- Born: 1938 (age 87–88)
- Spouse: Nadine Taub

Academic background
- Alma mater: Uppsala University
- Thesis: On the Stability of Parabolic Difference Schemes (1966)
- Doctoral advisor: Heinz-Otto Kreiss

Academic work
- Institutions: New York University
- Doctoral students: Daniel B. Szyld

= Olof B. Widlund =

Swedish-American mathematician

Olof B. Widlund (born 1938), is a Swedish-American mathematician. He is best known for his work in numerical analysis, in particular his leading role in and fundamental contributions to domain decomposition methods. He received his Ph.D. at Uppsala University in 1966 and is professor of computer science at the Courant Institute of New York University.

==Publications==
- Widlund, Olof (2005). "Domain Decomposition Methods - Algorithms and Theory"

==Recognition==
- He was included in the 2019 class of fellows of the American Mathematical Society "for contributions to numerical analysis of domain decompositions within computational mathematics and for incubation through his writing and mentorship of a broad international, creative community of practice applied to highly resolved systems simulations".
- The Olof B. Widlund Prize is named in his honor.
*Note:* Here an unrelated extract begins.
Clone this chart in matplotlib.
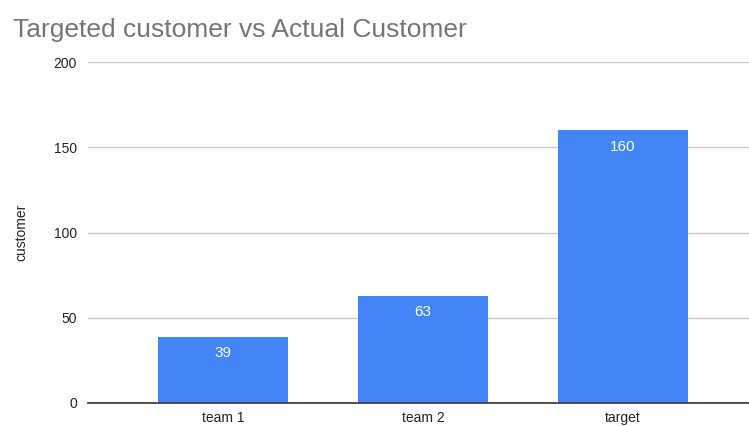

===Olof B. Widlund Prize===
The Olof B. Widlund Prize (formally, the Olof B. Widlund Prize for Excellence in Domain Decomposition Methods) is an award in numerical analysis given in the Domain Decomposition Methods (DDM) community. According to ddm.org, it is a prize for an established scientist recognizing contributions to domain decomposition methods (including theory, algorithms, scalable implementation, applications, and community service). The awardee gives a plenary lecture at the next ddm.org conference and receives a certificate and a cash award of €2500.

Recipients have been:
- 2022: Maksymilian Dryja (University of Warsaw).
- 2024: Charbel Farhat (Stanford University).
- 2025: Jan Mandel (University of Colorado).

== History ==
According to ddm.org, the prize was established by the Scientific Committee of ddm.org at DD26 (2020) and awarded for the first time at DD27 (Prague, 2022).